[Given instruction]
Without the pictures, return all of the material exactly as written.

[Supplied information]
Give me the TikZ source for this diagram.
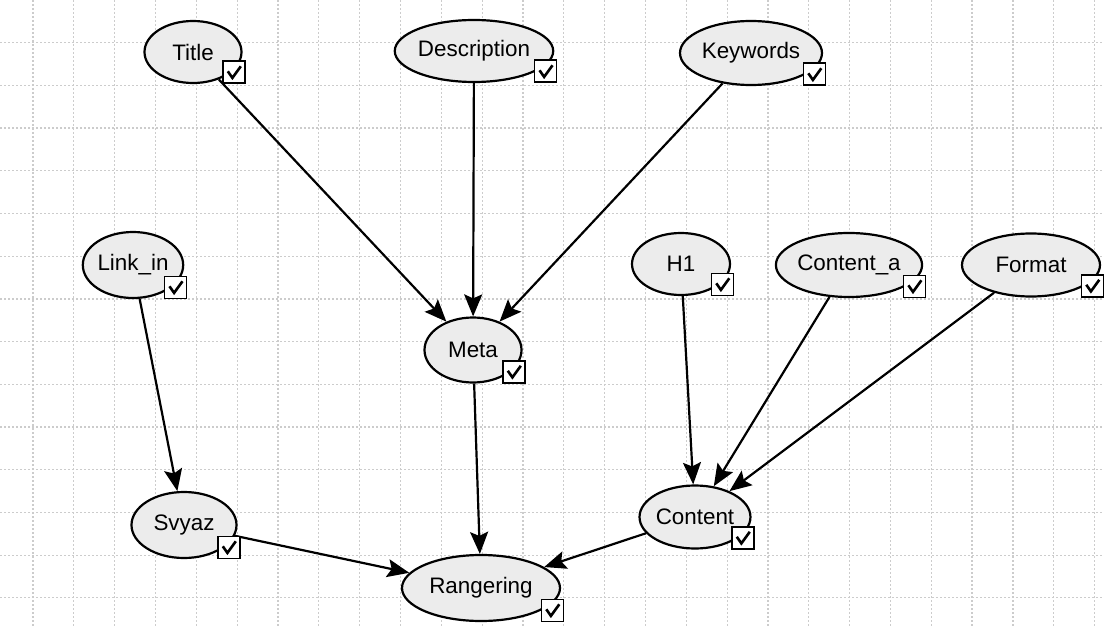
\documentclass[tikz,border=0pt]{standalone}
\usepackage{fontspec}
\setmainfont{Liberation Sans}
\usetikzlibrary{arrows.meta,shapes.geometric}
\tikzset{>={Stealth[length=11pt,width=9pt,inset=2pt]}}

\begin{document}
\begin{tikzpicture}[x=0.5pt,y=-0.5pt,
  var/.style={ellipse,draw=black,line width=1.1pt,fill=gray!15,inner sep=0pt,minimum height=31pt,font=\fontsize{11.2}{13}\selectfont},
  chk/.style={draw=black,line width=0.8pt,fill=white,minimum size=11pt,inner sep=0pt,anchor=south east,xshift=1.5pt},
  tick/.style={line width=1.3pt},
  gridline/.style={gray!40,line width=0.6pt,dash pattern=on 1pt off 1pt},
  link/.style={->,line width=1.1pt}]
\useasboundingbox (0,0) rectangle (1104,626);
\fill[white] (0,0) rectangle (1104,626);
\foreach \i in {0,...,26}
\draw[gridline] ({33+40.83*\i},0) -- ({33+40.83*\i},626);
\foreach \j in {1,...,14}
\draw[gridline] (0,{42.7*\j}) -- (1104,{42.7*\j});
% variables
\node[var,minimum width=48.5pt] (title) at (193,52) {Title};
\node[var,minimum width=79pt] (descr) at (474,51) {Description};
\node[var,minimum width=71pt,minimum height=32pt] (keyw) at (751,53) {Keywords};
\node[var,minimum width=47pt,minimum height=33pt] (linkin) at (133,265) {Link\_in};
\node[var,minimum width=49pt] (h1) at (681,264) {H1};
\node[var,minimum width=73pt,minimum height=32pt] (conta) at (849,265) {Content\_a};
\node[var,minimum width=69pt,minimum height=31.5pt] (format) at (1031,265) {Format};
\node[var,minimum width=48.5pt,minimum height=32.5pt] (meta) at (473,350) {Meta};
\node[var,minimum width=52.5pt,minimum height=33pt] (svyaz) at (184,525) {Svyaz};
\node[var,minimum width=52.5pt,minimum height=31.5pt] (content) at (695,517) {Content};
\node[var,minimum width=79pt,minimum height=33pt] (rang) at (481,588) {Rangering};
% links
\draw[link] (title) -- (meta);
\draw[link] (descr) -- (meta);
\draw[link] (keyw) -- (meta);
\draw[link] (linkin) -- (svyaz);
\draw[link] (meta) -- (rang);
\draw[link] (h1) -- (content);
\draw[link] (conta) -- (content);
\draw[link] (format) -- (content);
\draw[link] (svyaz) -- (rang);
\draw[link] (content) -- (rang);
% check boxes
\foreach \n in {title,descr,keyw,linkin,h1,conta,format,meta,svyaz,content,rang}{
\node[chk] (\n-chk) at (\n.east |- \n.south) {};
\draw[tick] ([shift={(-3pt,0.5pt)}]\n-chk.center) -- ([shift={(-0.7pt,-2.8pt)}]\n-chk.center) -- ([shift={(3.5pt,3pt)}]\n-chk.center);
}
\end{tikzpicture}
\end{document}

[Problem solution]
Give me the TikZ source for this diagram.
\documentclass[tikz,border=0pt]{standalone}
\usepackage{fontspec}
\setmainfont{Liberation Sans}
\usetikzlibrary{arrows.meta,shapes.geometric}
\tikzset{>={Stealth[length=11pt,width=9pt,inset=2pt]}}

\begin{document}
\begin{tikzpicture}[x=0.5pt,y=-0.5pt,
  var/.style={ellipse,draw=black,line width=1.1pt,fill=gray!15,inner sep=0pt,minimum height=31pt,font=\fontsize{11.2}{13}\selectfont},
  chk/.style={draw=black,line width=0.8pt,fill=white,minimum size=11pt,inner sep=0pt,anchor=south east,xshift=1.5pt},
  tick/.style={line width=1.3pt},
  gridline/.style={gray!40,line width=0.6pt,dash pattern=on 1pt off 1pt},
  link/.style={->,line width=1.1pt}]
\useasboundingbox (0,0) rectangle (1104,626);
\fill[white] (0,0) rectangle (1104,626);
\foreach \i in {0,...,26}
\draw[gridline] ({33+40.83*\i},0) -- ({33+40.83*\i},626);
\foreach \j in {1,...,14}
\draw[gridline] (0,{42.7*\j}) -- (1104,{42.7*\j});
% variables
\node[var,minimum width=48.5pt] (title) at (193,52) {Title};
\node[var,minimum width=79pt] (descr) at (474,51) {Description};
\node[var,minimum width=71pt,minimum height=32pt] (keyw) at (751,53) {Keywords};
\node[var,minimum width=47pt,minimum height=33pt] (linkin) at (133,265) {Link\_in};
\node[var,minimum width=49pt] (h1) at (681,264) {H1};
\node[var,minimum width=73pt,minimum height=32pt] (conta) at (849,265) {Content\_a};
\node[var,minimum width=69pt,minimum height=31.5pt] (format) at (1031,265) {Format};
\node[var,minimum width=48.5pt,minimum height=32.5pt] (meta) at (473,350) {Meta};
\node[var,minimum width=52.5pt,minimum height=33pt] (svyaz) at (184,525) {Svyaz};
\node[var,minimum width=52.5pt,minimum height=31.5pt] (content) at (695,517) {Content};
\node[var,minimum width=79pt,minimum height=33pt] (rang) at (481,588) {Rangering};
% links
\draw[link] (title) -- (meta);
\draw[link] (descr) -- (meta);
\draw[link] (keyw) -- (meta);
\draw[link] (linkin) -- (svyaz);
\draw[link] (meta) -- (rang);
\draw[link] (h1) -- (content);
\draw[link] (conta) -- (content);
\draw[link] (format) -- (content);
\draw[link] (svyaz) -- (rang);
\draw[link] (content) -- (rang);
% check boxes
\foreach \n in {title,descr,keyw,linkin,h1,conta,format,meta,svyaz,content,rang}{
\node[chk] (\n-chk) at (\n.east |- \n.south) {};
\draw[tick] ([shift={(-3pt,0.5pt)}]\n-chk.center) -- ([shift={(-0.7pt,-2.8pt)}]\n-chk.center) -- ([shift={(3.5pt,3pt)}]\n-chk.center);
}
\end{tikzpicture}
\end{document}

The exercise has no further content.